Copy all of the material exactly. Pictures are not to appear in the copy.

§ **Given data**:
# # # # # # #

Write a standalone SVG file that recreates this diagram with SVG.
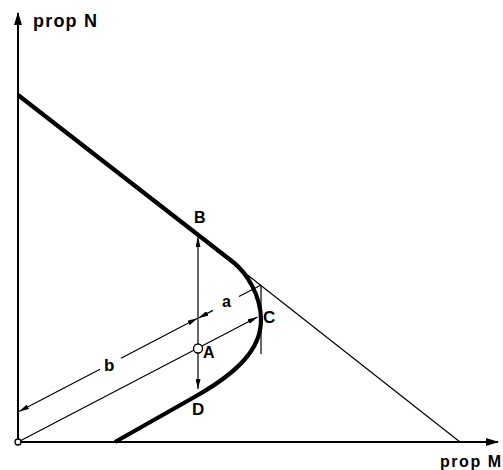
<svg xmlns="http://www.w3.org/2000/svg" width="503" height="470" viewBox="0 0 503 470">
<style>
.lbl{font-family:"Liberation Sans",Arial,sans-serif;font-weight:bold;fill:#000}
.thin{stroke:#000;stroke-width:1.2;fill:none}
.axis{stroke:#000;stroke-width:2;fill:none}
</style>
<defs>
<marker id="ax" viewBox="0 0 13 8" refX="12" refY="4" markerWidth="13" markerHeight="8" markerUnits="userSpaceOnUse" orient="auto"><path d="M0,0 L13,4 L0,8 z" fill="#000"/></marker>
<marker id="ar" viewBox="0 0 10 5" refX="10" refY="2.5" markerWidth="10" markerHeight="5" markerUnits="userSpaceOnUse" orient="auto-start-reverse"><path d="M0,0 L10,2.5 L0,5 z" fill="#000"/></marker>
</defs>
<g id="axes">
<line class="axis" x1="18" y1="443" x2="18" y2="13" marker-end="url(#ax)"/>
<line class="axis" x1="18" y1="442" x2="498" y2="442" marker-end="url(#ax)"/>
<text class="lbl" x="33" y="27" font-size="18" textLength="64">prop N</text>
<text class="lbl" x="440" y="467" font-size="16" textLength="61">prop M</text>
</g>
<g id="connectors">
<line class="thin" x1="198" y1="236" x2="460" y2="442"/>
<line class="thin" x1="261" y1="285" x2="261" y2="354"/>
<line class="thin" x1="198" y1="237" x2="198" y2="389" marker-start="url(#ar)" marker-end="url(#ar)"/>
<line class="thin" x1="18" y1="442" x2="257.5" y2="317" marker-end="url(#ar)"/>
<line class="thin" x1="19" y1="411.5" x2="100" y2="369.2" marker-start="url(#ar)"/>
<line class="thin" x1="121" y1="358.2" x2="197.5" y2="318.3" marker-end="url(#ar)"/>
<line class="thin" x1="198.5" y1="318" x2="213" y2="310.4" marker-start="url(#ar)"/>
<line class="thin" x1="239" y1="296.5" x2="261" y2="285"/>
</g>
<g id="curve">
<path d="M18,95 L233,262 C247,273 261,296 261,320 C261,350 236,373 198,395 L115,442" stroke="#000" stroke-width="4.2" fill="none" stroke-linejoin="round"/>
</g>
<g id="origin"><circle cx="18" cy="442" r="3" fill="#fff" stroke="#000" stroke-width="1.3"/></g>
<g id="node-A">
<circle cx="198" cy="348.5" r="4.5" fill="#fff" stroke="#000" stroke-width="1.3"/>
<text class="lbl" x="203" y="358" font-size="16">A</text>
</g>
<g id="node-B"><text class="lbl" x="194" y="223" font-size="16">B</text></g>
<g id="node-C"><text class="lbl" x="263" y="323" font-size="17">C</text></g>
<g id="node-D"><text class="lbl" x="192" y="415" font-size="17">D</text></g>
<g id="label-a"><text class="lbl" x="222" y="307" font-size="16">a</text></g>
<g id="label-b"><text class="lbl" x="104" y="371" font-size="17">b</text></g>
</svg>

# # # # # # #

§ **Reply**:
Write a standalone SVG file that recreates this diagram with SVG.
<svg xmlns="http://www.w3.org/2000/svg" width="503" height="470" viewBox="0 0 503 470">
<style>
.lbl{font-family:"Liberation Sans",Arial,sans-serif;font-weight:bold;fill:#000}
.thin{stroke:#000;stroke-width:1.2;fill:none}
.axis{stroke:#000;stroke-width:2;fill:none}
</style>
<defs>
<marker id="ax" viewBox="0 0 13 8" refX="12" refY="4" markerWidth="13" markerHeight="8" markerUnits="userSpaceOnUse" orient="auto"><path d="M0,0 L13,4 L0,8 z" fill="#000"/></marker>
<marker id="ar" viewBox="0 0 10 5" refX="10" refY="2.5" markerWidth="10" markerHeight="5" markerUnits="userSpaceOnUse" orient="auto-start-reverse"><path d="M0,0 L10,2.5 L0,5 z" fill="#000"/></marker>
</defs>
<g id="axes">
<line class="axis" x1="18" y1="443" x2="18" y2="13" marker-end="url(#ax)"/>
<line class="axis" x1="18" y1="442" x2="498" y2="442" marker-end="url(#ax)"/>
<text class="lbl" x="33" y="27" font-size="18" textLength="64">prop N</text>
<text class="lbl" x="440" y="467" font-size="16" textLength="61">prop M</text>
</g>
<g id="connectors">
<line class="thin" x1="198" y1="236" x2="460" y2="442"/>
<line class="thin" x1="261" y1="285" x2="261" y2="354"/>
<line class="thin" x1="198" y1="237" x2="198" y2="389" marker-start="url(#ar)" marker-end="url(#ar)"/>
<line class="thin" x1="18" y1="442" x2="257.5" y2="317" marker-end="url(#ar)"/>
<line class="thin" x1="19" y1="411.5" x2="100" y2="369.2" marker-start="url(#ar)"/>
<line class="thin" x1="121" y1="358.2" x2="197.5" y2="318.3" marker-end="url(#ar)"/>
<line class="thin" x1="198.5" y1="318" x2="213" y2="310.4" marker-start="url(#ar)"/>
<line class="thin" x1="239" y1="296.5" x2="261" y2="285"/>
</g>
<g id="curve">
<path d="M18,95 L233,262 C247,273 261,296 261,320 C261,350 236,373 198,395 L115,442" stroke="#000" stroke-width="4.2" fill="none" stroke-linejoin="round"/>
</g>
<g id="origin"><circle cx="18" cy="442" r="3" fill="#fff" stroke="#000" stroke-width="1.3"/></g>
<g id="node-A">
<circle cx="198" cy="348.5" r="4.5" fill="#fff" stroke="#000" stroke-width="1.3"/>
<text class="lbl" x="203" y="358" font-size="16">A</text>
</g>
<g id="node-B"><text class="lbl" x="194" y="223" font-size="16">B</text></g>
<g id="node-C"><text class="lbl" x="263" y="323" font-size="17">C</text></g>
<g id="node-D"><text class="lbl" x="192" y="415" font-size="17">D</text></g>
<g id="label-a"><text class="lbl" x="222" y="307" font-size="16">a</text></g>
<g id="label-b"><text class="lbl" x="104" y="371" font-size="17">b</text></g>
</svg>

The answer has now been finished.